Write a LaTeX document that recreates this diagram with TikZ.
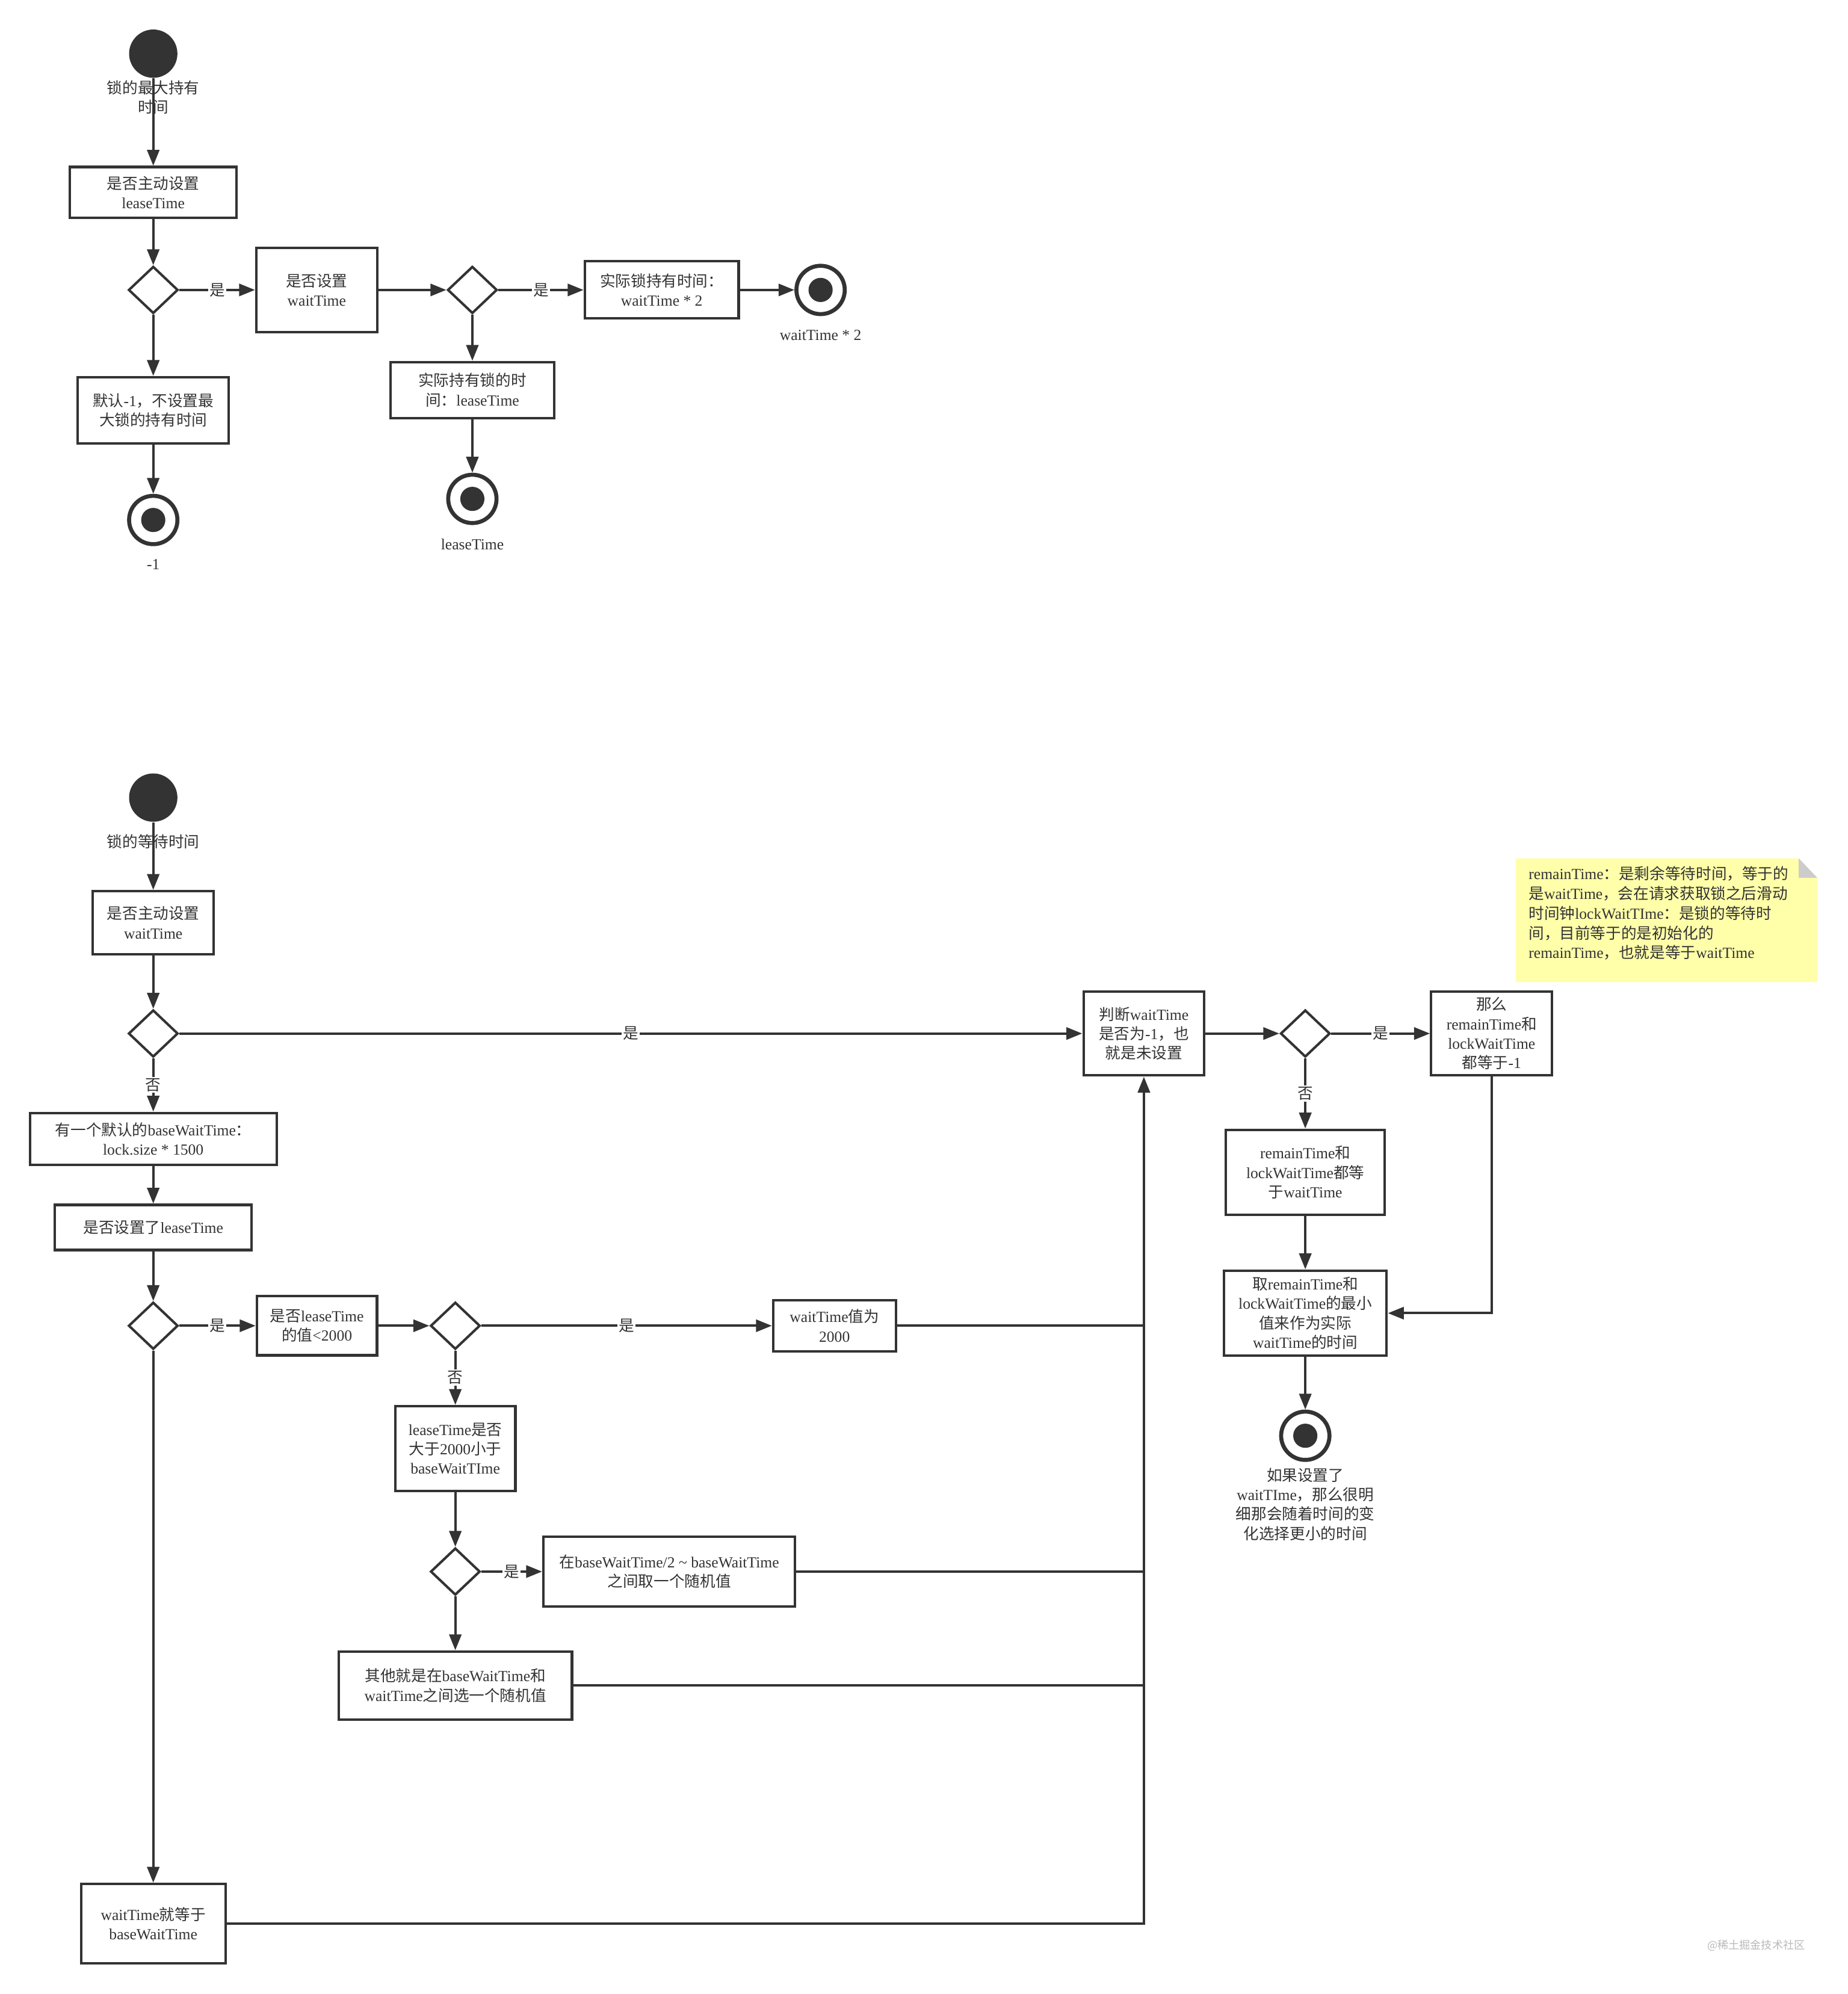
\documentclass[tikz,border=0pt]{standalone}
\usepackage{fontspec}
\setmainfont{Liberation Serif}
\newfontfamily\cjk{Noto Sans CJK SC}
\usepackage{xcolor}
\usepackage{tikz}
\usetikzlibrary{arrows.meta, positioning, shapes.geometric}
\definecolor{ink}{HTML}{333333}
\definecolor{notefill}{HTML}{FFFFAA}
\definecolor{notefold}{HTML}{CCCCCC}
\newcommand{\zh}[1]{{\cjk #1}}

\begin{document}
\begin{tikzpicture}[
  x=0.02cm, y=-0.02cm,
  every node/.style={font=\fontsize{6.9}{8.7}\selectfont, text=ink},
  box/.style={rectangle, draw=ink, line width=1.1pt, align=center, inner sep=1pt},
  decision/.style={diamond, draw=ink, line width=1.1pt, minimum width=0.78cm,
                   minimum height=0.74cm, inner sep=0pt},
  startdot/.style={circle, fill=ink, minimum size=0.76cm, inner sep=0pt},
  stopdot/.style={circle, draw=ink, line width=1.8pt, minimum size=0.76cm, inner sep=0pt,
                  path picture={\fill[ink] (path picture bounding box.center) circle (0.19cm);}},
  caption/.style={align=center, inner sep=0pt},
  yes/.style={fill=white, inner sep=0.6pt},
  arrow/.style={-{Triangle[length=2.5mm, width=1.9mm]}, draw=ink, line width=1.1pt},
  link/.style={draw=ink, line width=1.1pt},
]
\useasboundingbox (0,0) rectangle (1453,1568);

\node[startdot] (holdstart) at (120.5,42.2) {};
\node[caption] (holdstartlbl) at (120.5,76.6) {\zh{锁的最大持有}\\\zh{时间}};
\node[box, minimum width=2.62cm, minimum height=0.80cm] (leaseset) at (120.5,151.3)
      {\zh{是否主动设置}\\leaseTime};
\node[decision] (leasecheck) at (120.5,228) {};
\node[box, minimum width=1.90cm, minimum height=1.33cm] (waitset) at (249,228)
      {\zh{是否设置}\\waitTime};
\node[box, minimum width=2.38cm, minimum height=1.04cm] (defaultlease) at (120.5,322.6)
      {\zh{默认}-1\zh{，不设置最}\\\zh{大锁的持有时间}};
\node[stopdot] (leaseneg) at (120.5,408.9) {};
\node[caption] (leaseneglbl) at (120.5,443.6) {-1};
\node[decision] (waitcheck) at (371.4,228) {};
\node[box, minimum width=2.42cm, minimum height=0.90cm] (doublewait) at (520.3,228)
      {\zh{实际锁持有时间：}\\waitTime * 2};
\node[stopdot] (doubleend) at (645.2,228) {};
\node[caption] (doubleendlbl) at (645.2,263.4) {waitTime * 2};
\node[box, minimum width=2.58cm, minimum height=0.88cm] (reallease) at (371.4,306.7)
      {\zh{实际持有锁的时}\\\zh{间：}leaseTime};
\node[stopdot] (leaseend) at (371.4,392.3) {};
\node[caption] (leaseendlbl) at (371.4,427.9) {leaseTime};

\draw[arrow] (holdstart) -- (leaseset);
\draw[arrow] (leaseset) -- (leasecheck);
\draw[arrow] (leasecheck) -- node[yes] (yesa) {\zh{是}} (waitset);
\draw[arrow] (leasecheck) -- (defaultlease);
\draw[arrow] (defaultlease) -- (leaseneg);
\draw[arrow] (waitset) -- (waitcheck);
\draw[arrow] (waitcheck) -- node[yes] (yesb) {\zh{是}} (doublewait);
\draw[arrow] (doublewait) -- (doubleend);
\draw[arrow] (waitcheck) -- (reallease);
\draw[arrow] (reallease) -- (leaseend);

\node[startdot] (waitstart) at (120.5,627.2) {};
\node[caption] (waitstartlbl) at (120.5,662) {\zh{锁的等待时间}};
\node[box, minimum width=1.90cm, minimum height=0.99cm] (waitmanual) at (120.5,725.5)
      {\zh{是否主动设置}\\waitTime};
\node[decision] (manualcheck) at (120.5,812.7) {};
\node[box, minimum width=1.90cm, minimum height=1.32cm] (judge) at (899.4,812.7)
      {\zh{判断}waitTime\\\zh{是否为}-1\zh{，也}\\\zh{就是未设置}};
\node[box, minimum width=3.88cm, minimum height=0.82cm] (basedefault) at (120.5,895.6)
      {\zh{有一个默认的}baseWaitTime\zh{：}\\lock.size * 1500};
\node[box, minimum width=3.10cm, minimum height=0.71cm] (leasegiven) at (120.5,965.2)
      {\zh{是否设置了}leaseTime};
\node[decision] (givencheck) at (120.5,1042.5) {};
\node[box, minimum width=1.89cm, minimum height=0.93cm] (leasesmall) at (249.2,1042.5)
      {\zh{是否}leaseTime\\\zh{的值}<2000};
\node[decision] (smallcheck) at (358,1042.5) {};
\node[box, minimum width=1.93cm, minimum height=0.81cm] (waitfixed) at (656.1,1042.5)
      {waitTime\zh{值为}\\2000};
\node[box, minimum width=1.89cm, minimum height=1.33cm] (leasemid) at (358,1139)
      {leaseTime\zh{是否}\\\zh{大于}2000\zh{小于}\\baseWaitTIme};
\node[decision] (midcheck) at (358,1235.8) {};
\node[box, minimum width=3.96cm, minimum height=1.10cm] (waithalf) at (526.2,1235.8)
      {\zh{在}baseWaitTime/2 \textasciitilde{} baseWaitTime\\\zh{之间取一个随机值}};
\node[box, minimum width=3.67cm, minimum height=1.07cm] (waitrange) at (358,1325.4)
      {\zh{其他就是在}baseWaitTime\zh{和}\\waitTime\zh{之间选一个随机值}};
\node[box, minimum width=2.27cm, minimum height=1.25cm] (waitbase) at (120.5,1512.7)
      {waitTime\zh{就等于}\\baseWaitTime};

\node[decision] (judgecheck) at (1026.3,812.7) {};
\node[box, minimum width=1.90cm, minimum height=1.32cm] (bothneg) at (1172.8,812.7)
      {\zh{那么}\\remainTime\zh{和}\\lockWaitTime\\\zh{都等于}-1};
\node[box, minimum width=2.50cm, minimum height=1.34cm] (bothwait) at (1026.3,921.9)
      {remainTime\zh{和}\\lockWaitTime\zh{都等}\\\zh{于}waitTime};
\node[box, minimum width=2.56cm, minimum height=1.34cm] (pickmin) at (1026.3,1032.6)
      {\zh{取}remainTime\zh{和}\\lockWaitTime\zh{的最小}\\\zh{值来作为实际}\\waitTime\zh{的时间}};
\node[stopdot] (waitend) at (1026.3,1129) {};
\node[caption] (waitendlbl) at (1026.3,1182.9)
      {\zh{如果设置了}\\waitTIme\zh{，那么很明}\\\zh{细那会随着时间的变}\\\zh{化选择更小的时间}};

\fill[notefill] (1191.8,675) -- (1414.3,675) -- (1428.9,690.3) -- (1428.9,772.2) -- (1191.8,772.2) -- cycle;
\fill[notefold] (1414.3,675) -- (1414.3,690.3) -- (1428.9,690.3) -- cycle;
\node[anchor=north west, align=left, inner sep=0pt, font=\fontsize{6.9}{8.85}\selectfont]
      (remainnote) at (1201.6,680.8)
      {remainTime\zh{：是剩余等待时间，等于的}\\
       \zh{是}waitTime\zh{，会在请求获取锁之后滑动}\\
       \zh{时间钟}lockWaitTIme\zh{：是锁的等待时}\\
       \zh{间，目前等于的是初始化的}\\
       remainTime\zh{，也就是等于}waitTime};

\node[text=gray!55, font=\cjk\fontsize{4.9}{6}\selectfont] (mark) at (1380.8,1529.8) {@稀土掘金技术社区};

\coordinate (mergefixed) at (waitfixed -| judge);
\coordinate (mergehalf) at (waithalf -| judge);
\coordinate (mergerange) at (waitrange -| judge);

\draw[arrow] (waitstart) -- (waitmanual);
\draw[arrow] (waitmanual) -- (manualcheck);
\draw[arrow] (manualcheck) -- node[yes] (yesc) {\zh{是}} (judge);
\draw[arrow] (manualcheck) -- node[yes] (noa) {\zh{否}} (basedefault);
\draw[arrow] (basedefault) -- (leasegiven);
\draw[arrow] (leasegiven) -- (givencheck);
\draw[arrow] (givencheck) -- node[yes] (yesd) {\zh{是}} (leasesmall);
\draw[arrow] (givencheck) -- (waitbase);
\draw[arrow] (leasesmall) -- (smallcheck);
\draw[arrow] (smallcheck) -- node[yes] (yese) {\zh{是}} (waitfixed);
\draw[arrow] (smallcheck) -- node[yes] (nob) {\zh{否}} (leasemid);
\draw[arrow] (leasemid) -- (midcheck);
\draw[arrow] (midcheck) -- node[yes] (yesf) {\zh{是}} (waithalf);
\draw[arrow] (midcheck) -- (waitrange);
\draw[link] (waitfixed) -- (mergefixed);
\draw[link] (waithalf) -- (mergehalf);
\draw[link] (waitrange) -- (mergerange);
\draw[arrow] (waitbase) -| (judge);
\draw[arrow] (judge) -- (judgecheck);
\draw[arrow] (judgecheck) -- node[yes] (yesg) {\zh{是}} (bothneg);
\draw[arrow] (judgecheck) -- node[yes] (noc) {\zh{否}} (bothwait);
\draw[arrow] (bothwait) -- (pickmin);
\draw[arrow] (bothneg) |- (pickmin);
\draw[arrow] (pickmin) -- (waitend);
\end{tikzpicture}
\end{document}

--

Extract the lines exactly, please: the first line of the listing, the line with "(0,0) rectangle (1453,1568);", and every line between them, but no pictures.

OUTPUT FOR THIS TASK:
Write a LaTeX document that recreates this diagram with TikZ.
\documentclass[tikz,border=0pt]{standalone}
\usepackage{fontspec}
\setmainfont{Liberation Serif}
\newfontfamily\cjk{Noto Sans CJK SC}
\usepackage{xcolor}
\usepackage{tikz}
\usetikzlibrary{arrows.meta, positioning, shapes.geometric}
\definecolor{ink}{HTML}{333333}
\definecolor{notefill}{HTML}{FFFFAA}
\definecolor{notefold}{HTML}{CCCCCC}
\newcommand{\zh}[1]{{\cjk #1}}

\begin{document}
\begin{tikzpicture}[
  x=0.02cm, y=-0.02cm,
  every node/.style={font=\fontsize{6.9}{8.7}\selectfont, text=ink},
  box/.style={rectangle, draw=ink, line width=1.1pt, align=center, inner sep=1pt},
  decision/.style={diamond, draw=ink, line width=1.1pt, minimum width=0.78cm,
                   minimum height=0.74cm, inner sep=0pt},
  startdot/.style={circle, fill=ink, minimum size=0.76cm, inner sep=0pt},
  stopdot/.style={circle, draw=ink, line width=1.8pt, minimum size=0.76cm, inner sep=0pt,
                  path picture={\fill[ink] (path picture bounding box.center) circle (0.19cm);}},
  caption/.style={align=center, inner sep=0pt},
  yes/.style={fill=white, inner sep=0.6pt},
  arrow/.style={-{Triangle[length=2.5mm, width=1.9mm]}, draw=ink, line width=1.1pt},
  link/.style={draw=ink, line width=1.1pt},
]
\useasboundingbox (0,0) rectangle (1453,1568);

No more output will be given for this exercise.